Data to use:
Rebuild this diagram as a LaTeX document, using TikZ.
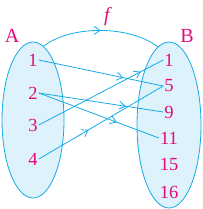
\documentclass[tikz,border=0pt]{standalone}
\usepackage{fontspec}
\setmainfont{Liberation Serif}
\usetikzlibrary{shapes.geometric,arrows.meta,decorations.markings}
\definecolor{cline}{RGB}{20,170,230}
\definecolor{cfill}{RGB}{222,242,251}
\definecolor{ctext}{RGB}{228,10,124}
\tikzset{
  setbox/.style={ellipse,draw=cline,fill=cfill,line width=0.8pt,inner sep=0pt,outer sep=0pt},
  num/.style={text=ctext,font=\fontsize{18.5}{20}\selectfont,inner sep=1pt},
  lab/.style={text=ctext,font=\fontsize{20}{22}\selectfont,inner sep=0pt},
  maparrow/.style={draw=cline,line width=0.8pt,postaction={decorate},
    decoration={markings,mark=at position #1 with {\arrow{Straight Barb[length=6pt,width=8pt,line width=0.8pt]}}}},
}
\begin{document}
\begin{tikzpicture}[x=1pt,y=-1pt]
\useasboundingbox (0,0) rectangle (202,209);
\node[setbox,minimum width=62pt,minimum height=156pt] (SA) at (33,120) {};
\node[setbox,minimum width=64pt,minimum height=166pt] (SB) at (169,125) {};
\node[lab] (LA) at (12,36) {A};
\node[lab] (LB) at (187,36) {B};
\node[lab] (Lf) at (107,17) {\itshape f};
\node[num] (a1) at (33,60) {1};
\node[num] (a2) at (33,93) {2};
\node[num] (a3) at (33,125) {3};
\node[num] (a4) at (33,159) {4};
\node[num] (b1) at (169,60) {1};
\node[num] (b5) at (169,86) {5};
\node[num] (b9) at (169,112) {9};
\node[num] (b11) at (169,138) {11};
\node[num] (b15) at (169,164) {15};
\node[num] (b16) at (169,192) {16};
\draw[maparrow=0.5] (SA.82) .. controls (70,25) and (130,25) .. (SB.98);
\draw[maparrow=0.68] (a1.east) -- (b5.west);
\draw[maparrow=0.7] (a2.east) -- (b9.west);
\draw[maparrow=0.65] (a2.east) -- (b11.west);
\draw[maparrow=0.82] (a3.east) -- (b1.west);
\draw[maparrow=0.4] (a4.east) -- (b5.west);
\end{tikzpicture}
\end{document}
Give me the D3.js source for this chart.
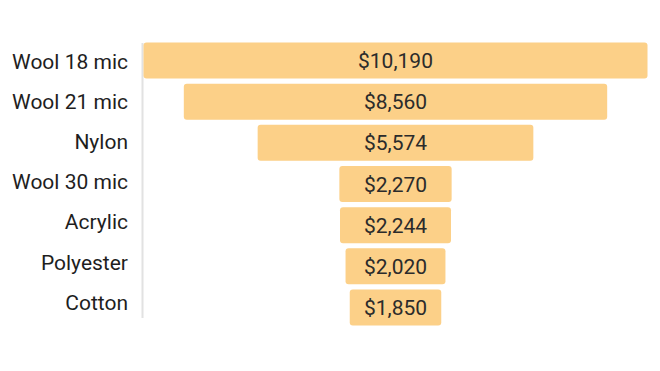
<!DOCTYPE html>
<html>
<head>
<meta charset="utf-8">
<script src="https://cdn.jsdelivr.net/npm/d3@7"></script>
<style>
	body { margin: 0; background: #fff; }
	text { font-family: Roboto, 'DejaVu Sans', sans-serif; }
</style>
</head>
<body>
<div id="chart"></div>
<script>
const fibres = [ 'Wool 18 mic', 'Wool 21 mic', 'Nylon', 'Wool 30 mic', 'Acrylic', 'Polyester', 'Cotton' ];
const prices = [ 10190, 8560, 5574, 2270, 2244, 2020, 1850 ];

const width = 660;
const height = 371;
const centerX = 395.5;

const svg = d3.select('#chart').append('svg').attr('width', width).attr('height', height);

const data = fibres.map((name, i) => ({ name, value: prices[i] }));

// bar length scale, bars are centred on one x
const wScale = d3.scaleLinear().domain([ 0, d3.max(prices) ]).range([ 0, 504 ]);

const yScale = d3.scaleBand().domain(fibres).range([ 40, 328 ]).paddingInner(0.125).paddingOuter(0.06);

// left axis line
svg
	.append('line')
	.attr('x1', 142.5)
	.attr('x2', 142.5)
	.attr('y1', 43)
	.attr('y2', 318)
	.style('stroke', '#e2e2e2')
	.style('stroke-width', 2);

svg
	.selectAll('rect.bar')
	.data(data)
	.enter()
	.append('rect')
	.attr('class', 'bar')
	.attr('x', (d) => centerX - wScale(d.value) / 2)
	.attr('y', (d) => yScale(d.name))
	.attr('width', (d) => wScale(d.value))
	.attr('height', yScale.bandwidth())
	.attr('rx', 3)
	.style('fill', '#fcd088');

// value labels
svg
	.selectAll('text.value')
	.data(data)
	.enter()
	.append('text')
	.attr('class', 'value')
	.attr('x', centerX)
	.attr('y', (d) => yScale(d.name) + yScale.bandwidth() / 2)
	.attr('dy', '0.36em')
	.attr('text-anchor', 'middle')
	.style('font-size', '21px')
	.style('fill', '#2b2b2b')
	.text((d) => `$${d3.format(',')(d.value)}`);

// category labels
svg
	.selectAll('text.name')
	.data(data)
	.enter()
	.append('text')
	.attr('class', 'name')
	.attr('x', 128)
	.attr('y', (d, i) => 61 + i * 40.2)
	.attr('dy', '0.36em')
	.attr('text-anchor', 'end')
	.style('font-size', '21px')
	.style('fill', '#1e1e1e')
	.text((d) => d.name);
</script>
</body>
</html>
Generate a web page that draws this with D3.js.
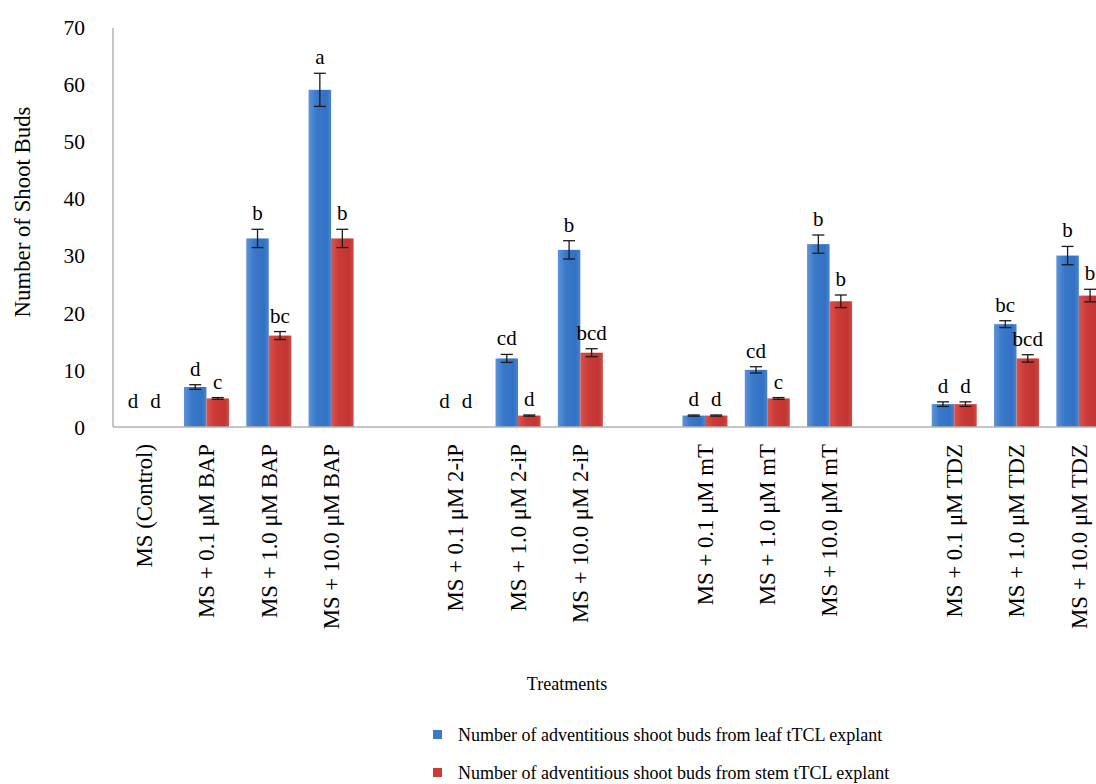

Aim of the exercise:
Transcribe every record above exactly as written, leaving out any pictures.

Full answer:
Rebuild this diagram as a LaTeX document, using TikZ.
\documentclass[tikz,border=0pt]{standalone}
\usepackage{fontspec}
\setmainfont{Liberation Serif}
\usetikzlibrary{shapes.geometric,arrows.meta,decorations.markings}
\definecolor{cline}{RGB}{20,170,230}
\definecolor{cfill}{RGB}{222,242,251}
\definecolor{ctext}{RGB}{228,10,124}
\tikzset{
  setbox/.style={ellipse,draw=cline,fill=cfill,line width=0.8pt,inner sep=0pt,outer sep=0pt},
  num/.style={text=ctext,font=\fontsize{18.5}{20}\selectfont,inner sep=1pt},
  lab/.style={text=ctext,font=\fontsize{20}{22}\selectfont,inner sep=0pt},
  maparrow/.style={draw=cline,line width=0.8pt,postaction={decorate},
    decoration={markings,mark=at position #1 with {\arrow{Straight Barb[length=6pt,width=8pt,line width=0.8pt]}}}},
}
\begin{document}
\begin{tikzpicture}[x=1pt,y=-1pt]
\useasboundingbox (0,0) rectangle (202,209);
\node[setbox,minimum width=62pt,minimum height=156pt] (SA) at (33,120) {};
\node[setbox,minimum width=64pt,minimum height=166pt] (SB) at (169,125) {};
\node[lab] (LA) at (12,36) {A};
\node[lab] (LB) at (187,36) {B};
\node[lab] (Lf) at (107,17) {\itshape f};
\node[num] (a1) at (33,60) {1};
\node[num] (a2) at (33,93) {2};
\node[num] (a3) at (33,125) {3};
\node[num] (a4) at (33,159) {4};
\node[num] (b1) at (169,60) {1};
\node[num] (b5) at (169,86) {5};
\node[num] (b9) at (169,112) {9};
\node[num] (b11) at (169,138) {11};
\node[num] (b15) at (169,164) {15};
\node[num] (b16) at (169,192) {16};
\draw[maparrow=0.5] (SA.82) .. controls (70,25) and (130,25) .. (SB.98);
\draw[maparrow=0.68] (a1.east) -- (b5.west);
\draw[maparrow=0.7] (a2.east) -- (b9.west);
\draw[maparrow=0.65] (a2.east) -- (b11.west);
\draw[maparrow=0.82] (a3.east) -- (b1.west);
\draw[maparrow=0.4] (a4.east) -- (b5.west);
\end{tikzpicture}
\end{document}
Give me the D3.js source for this chart.
<!DOCTYPE html>
<html>
<head>
<meta charset="utf-8">
<script src="https://cdn.jsdelivr.net/npm/d3@7"></script>
<style>
	body { margin: 0; background: #fff; }
	text { font-family: Roboto, 'DejaVu Sans', sans-serif; }
</style>
</head>
<body>
<div id="chart"></div>
<script>
const fibres = [ 'Wool 18 mic', 'Wool 21 mic', 'Nylon', 'Wool 30 mic', 'Acrylic', 'Polyester', 'Cotton' ];
const prices = [ 10190, 8560, 5574, 2270, 2244, 2020, 1850 ];

const width = 660;
const height = 371;
const centerX = 395.5;

const svg = d3.select('#chart').append('svg').attr('width', width).attr('height', height);

const data = fibres.map((name, i) => ({ name, value: prices[i] }));

// bar length scale, bars are centred on one x
const wScale = d3.scaleLinear().domain([ 0, d3.max(prices) ]).range([ 0, 504 ]);

const yScale = d3.scaleBand().domain(fibres).range([ 40, 328 ]).paddingInner(0.125).paddingOuter(0.06);

// left axis line
svg
	.append('line')
	.attr('x1', 142.5)
	.attr('x2', 142.5)
	.attr('y1', 43)
	.attr('y2', 318)
	.style('stroke', '#e2e2e2')
	.style('stroke-width', 2);

svg
	.selectAll('rect.bar')
	.data(data)
	.enter()
	.append('rect')
	.attr('class', 'bar')
	.attr('x', (d) => centerX - wScale(d.value) / 2)
	.attr('y', (d) => yScale(d.name))
	.attr('width', (d) => wScale(d.value))
	.attr('height', yScale.bandwidth())
	.attr('rx', 3)
	.style('fill', '#fcd088');

// value labels
svg
	.selectAll('text.value')
	.data(data)
	.enter()
	.append('text')
	.attr('class', 'value')
	.attr('x', centerX)
	.attr('y', (d) => yScale(d.name) + yScale.bandwidth() / 2)
	.attr('dy', '0.36em')
	.attr('text-anchor', 'middle')
	.style('font-size', '21px')
	.style('fill', '#2b2b2b')
	.text((d) => `$${d3.format(',')(d.value)}`);

// category labels
svg
	.selectAll('text.name')
	.data(data)
	.enter()
	.append('text')
	.attr('class', 'name')
	.attr('x', 128)
	.attr('y', (d, i) => 61 + i * 40.2)
	.attr('dy', '0.36em')
	.attr('text-anchor', 'end')
	.style('font-size', '21px')
	.style('fill', '#1e1e1e')
	.text((d) => d.name);
</script>
</body>
</html>
Generate a web page that draws this with D3.js.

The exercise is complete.